Because the work in this programme is labour-intensive, most of the
spending is on compensation of employees and related goods and services
items.

The number of personnel in the programme was expected to increase
from 1 709 in 2016/17 to 1 793 in 2018/19, resulting in average annual
growth of 12,3% in expenditure on compensation of employees over the
period.

This increased capacity would enable the department to increase the
percentage of cases finalised with a verdict from 64% in 2016/17 to 70%
in 2018/19, while reducing the number of cases on the backlog roll for
more than 12 months from 156 in 2016/17 to 56 in 2018/19.

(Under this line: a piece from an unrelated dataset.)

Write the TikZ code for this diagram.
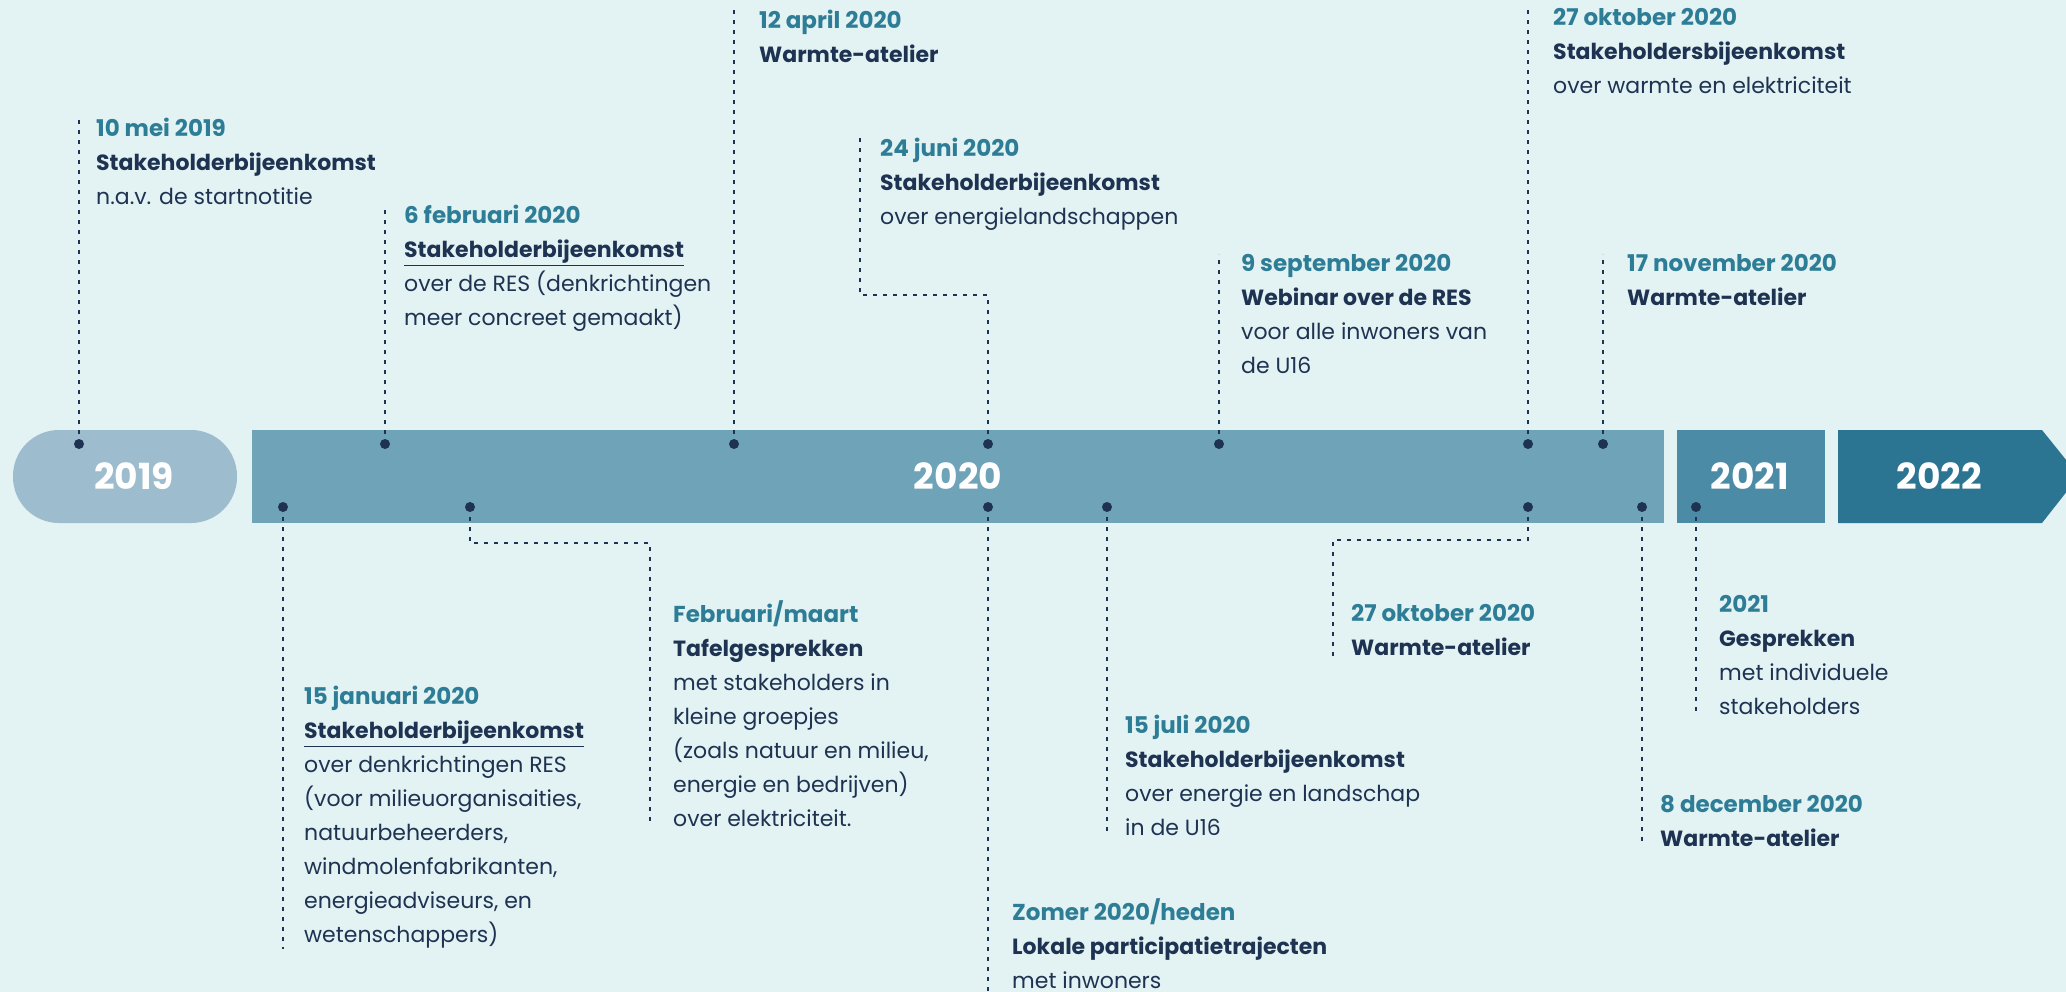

The department supports the JSC to recommend candidates for judicial
officers by providing the commission with secretariat and administrative
support services.

All appointments of judicial officers are public and therefore 100%
transparent, to enhance public trust in the judiciary. Over the medium
term, R82,3 million is budgeted for the work of the commission under the
JSC subprogramme in the Judicial Support and Court Administration
programme.

Judicial officers receive continuous training from the SAJEI. Some
225 judicial education courses are to be provided over the medium term,
including on new legislation on domestic violence, maintenance, and
immigration.

For facilitating the appointment and training of judicial officers,
the department will receive increases of R17,2 million in 2017/18 and
R17,9 million in 2018/19 in the Judicial Education and Research
programme. The programme’s budget was expected to increase from R37,8
million in 2016/17 to R60,1 million in 2018/19.

The bulk of the spending is in the SAJEI subprogramme, which accounts for 83,9% of the programme’s budget over the medium term.